DANN (Ganin et al. 2015): it uses the domain adaptation with the 5000-dimension feature representations by adversarial training.

AMN (Li et al. 2017): it uses memory networks and adversarial training to get domain-shared representations.

HATN & HATN\(^n\) (Li et al. 2018): it extracts pivots and non-pivots by the hierarchical attention network across domains. HATN does not contain the hierarchical positional encoding and HATN\(^h\) does.

ITAN & ITAN\(^n\) (Zhang et al. 2019): it uses interactive attention which combines aspects and sentences information. ITAN\(^n\) does not contain the aspects information and ITAN does.

CAN\(^s\) & CAN\(^c\) & CAN: it is our methods that include the single domain classifier, category-wise classifiers and the CA classifiers respectively.

Table 2. Classification results on the Amazon dataset.

The experimental results are shown in Table 2. Comparing with others methods, CAN model has achieved the best performances on most tasks. The Naive model performance is badly at every task because it only uses the source domain data. SFA model achieves 77.6% on average since the features of the review are manually extracted and the linear classifier is not sufficient to express the model. HATN\(^h\) model achieves 85.1% on average because it automatically learns the domain-shared and domain-specific features. IATN model achieves 85.9% on average because it combines the sentences and aspects information. However, HATN\(^h\) and IATN model does not take the category-level alignment into account. Compared with CAN\(^s\) model, CAN\(^c\) achieves 86.1% on average, which is 0.3% higher than CAN\(^s\) because the categories from different domains are aligned. Comparing with CAN\(^c\) model, CAN model has better performance. The reason is that the pseudo-labels may lead to the incorrect alignment of data distributions. For the hard transfer task E \(\rightarrow \) B, E \(\rightarrow \) D, the performance of CAN\(^c\) is very close to the CAN\(^s\). But for the simple transfer task E \(\rightarrow \) K, K \(\rightarrow \) E, the promotion is very obvious since the classification accuracy of target domain is higher. Finally, CAN model achieves 86.6% on average since we combine the single domain and category-wise classifiers.

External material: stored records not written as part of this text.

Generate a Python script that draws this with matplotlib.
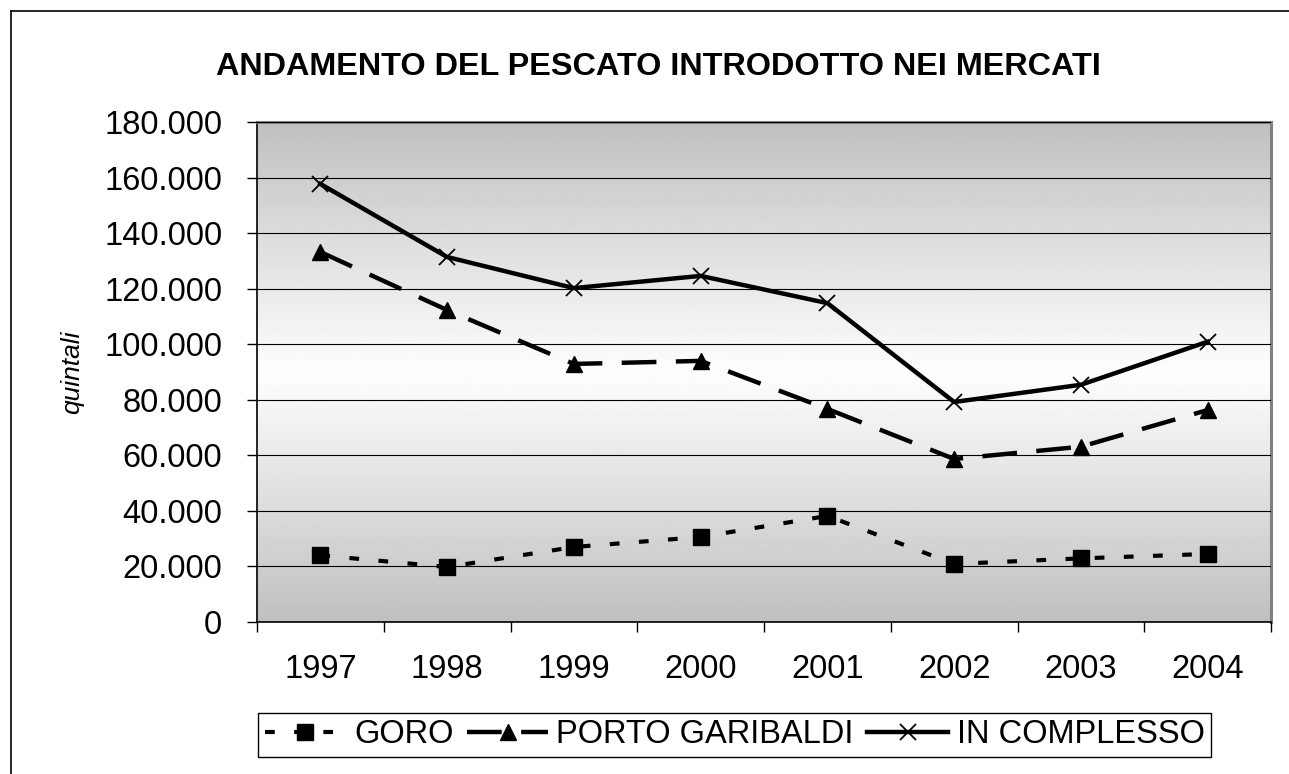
import matplotlib
matplotlib.use("Agg")
import matplotlib.pyplot as plt
from matplotlib.ticker import FuncFormatter
import numpy as np

plt.rcParams['font.family'] = ['Liberation Sans', 'DejaVu Sans']
plt.rcParams['lines.scale_dashes'] = False

anni = ['1997', '1998', '1999', '2000', '2001', '2002', '2003', '2004']
goro = [24000, 19800, 27000, 30600, 38200, 20900, 22900, 24500]
porto_garibaldi = [133200, 112300, 92900, 94000, 76700, 58700, 63100, 76300]
in_complesso = [157700, 131400, 120200, 124600, 114800, 79200, 85400, 100900]

W, H = 1289, 774
fig = plt.figure(figsize=(W / 100, H / 100), dpi=100)
ax = fig.add_axes([257 / W, 1 - 622 / H, 1014 / W, 500 / H])

# cornice del grafico (solo sinistra e sopra)
fig.add_artist(plt.Line2D([11 / W, 11 / W], [0, 1 - 11 / H], color='black', lw=1.2))
fig.add_artist(plt.Line2D([11 / W, 1], [1 - 11 / H, 1 - 11 / H], color='black', lw=1.2))

# sfondo sfumato: grigio in alto e in basso, bianco al centro
t = np.linspace(0, 1, 256)
shade = 1 - np.abs(t - 0.5) * 2
grad = (192 + (254 - 192) * shade) / 255
ax.imshow(grad[:, None], cmap='gray', vmin=0, vmax=1, aspect='auto',
          extent=[-0.5, 7.5, 0, 180000], origin='lower', zorder=0)

x = np.arange(len(anni))
ax.plot(x, goro, color='black', lw=3.0, dashes=(7, 14), marker='s', ms=11.5,
        label='GORO', zorder=3)
ax.plot(x, porto_garibaldi, color='black', lw=3.2, dashes=(25, 14), marker='^', ms=11,
        label='PORTO GARIBALDI', zorder=3)
ax.plot(x, in_complesso, color='black', lw=3.2, marker='x', ms=12, mew=1.3,
        label='IN COMPLESSO', zorder=3)

ax.set_xlim(-0.5, 7.5)
ax.set_ylim(0, 180000)
ax.set_yticks(np.arange(0, 180001, 20000))
ax.yaxis.set_major_formatter(FuncFormatter(lambda v, p: f"{int(v):,}".replace(',', '.')))
ax.grid(axis='y', color='black', lw=0.8, zorder=1)
ax.set_axisbelow(False)

ax.set_xticks(np.arange(-0.5, 8, 1))
ax.set_xticklabels([])
ax.set_xticks(x, minor=True)
ax.set_xticklabels(anni, minor=True)
ax.tick_params(axis='x', which='major', length=7, width=1, direction='out')
ax.tick_params(axis='x', which='minor', length=0, pad=23, labelsize=23.5)
ax.tick_params(axis='y', length=7, width=1, direction='out', pad=18, labelsize=23.5)

for s in ['top', 'right']:
    ax.spines[s].set_color('#808080')
    ax.spines[s].set_linewidth(2.2)
ax.spines['left'].set_linewidth(1.2)
ax.spines['bottom'].set_linewidth(1.2)

fig.text(0.511, 1 - 75 / H, 'ANDAMENTO DEL PESCATO INTRODOTTO NEI MERCATI',
         ha='center', va='baseline', fontsize=23.3, fontweight='bold')
fig.text(72 / W, 1 - 372 / H, 'quintali', rotation=90, ha='center', va='center',
         fontsize=19, fontstyle='italic')

leg = fig.legend(loc='lower left', bbox_to_anchor=(258 / W, 1 - 757 / H), ncol=3,
                 fontsize=23.5, frameon=True, fancybox=False, edgecolor='black',
                 framealpha=1, borderpad=0.2, handlelength=2.5, handletextpad=0.25,
                 columnspacing=0.4, borderaxespad=0)
leg.get_frame().set_linewidth(1.0)

fig.savefig('out.png', dpi=100)
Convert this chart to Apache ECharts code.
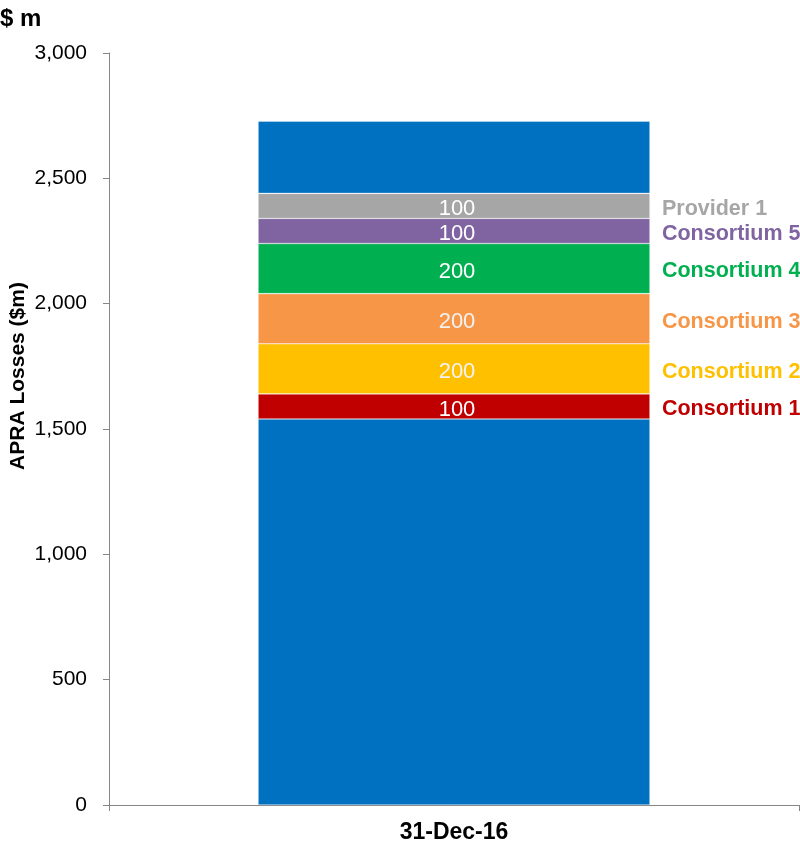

The cross-domain sentiment classification tasks in Table 2 come from different domains with the same origin, such as E \(\rightarrow \) K and B \(\rightarrow \) D task. They are highly relevant. To show the performance of CAN on hard transfer tasks, we construct 8 new tasks which come from different origins. The experimental results are reported in Table 3. The Naive method without target domain samples performs the worst and the classification accuracy is \(8.1\%\) lower than CAN. The CAN and CAN\(^c\) improves the classification accuracy by 0.9% and 0.3% than CAN\(^s\), respectively. The results show that our method is effective on difficult transfer tasks.

Table 3. Classification results on the Airline dataset.

4.4 Visualization of Features

To better illustrate the effectiveness of CAN, we visualize the feature of penultimate layer as shown in Fig. 3. We choose the task E \(\rightarrow \) K and B \(\rightarrow \) D. The visualization results show that CAN model has better distinguishable features. The features of CAN\(^s\) model are not well discriminated clearly for lacking the category-wise alignment.

CAN model considers complex structures of the data distributions. The different domains are more indistinguishable and different categories are more discriminated under the CAN model. The experimental result is superior for cross-domain sentiment classification because we add the category-wise domain classifiers on training process.

Fig. 3.
figure 3

The t-SNE visualization of features extracted by CAN and CAN\(^s\) model for E \(\rightarrow \) K and B \(\rightarrow \) D task. The red, blue, yellow and green points denote the source positive, source negative, target positive and target negative examples correspondingly (Color figure online)

Fig. 4.
figure 4

Visualization of the CAN on D \(\rightarrow \) E and D \(\rightarrow \) K tasks

4.5 Visualization of Attention

We also visualize the word attention transfer in Fig. 4. We choose the D \(\rightarrow \) E and D \(\rightarrow \) K and highlight the words according to the attentions. Deeper red words mean that it has the heavier weight than others. Figure 4 shows that the words with sentiment polarity have higher attentions. Generally, the word “lightweight” intuitively indicates a negative sentiment in DVD domain. In contrast, the word “lightweight” usually indicates a positive sentiment in the electrics or kitchen domain. Since there are some words (good, delight) which have opposite sentiment polarity in the document, CAN model still correctly predicts labels on target domain. The document representation takes these words into account by hierarchical attention mechanism.

5 Conclusion

In this paper, we propose the CAN model. CA classifiers further align the category-level data distribution by combining the label information and document representations on adversarial process. Besides, we transfer word-level and sentence-levels attentions under TAN. The experimental results show that the CAN model effectively improves classification accuracy on Amazon reviews dataset and Airline reviews dataset.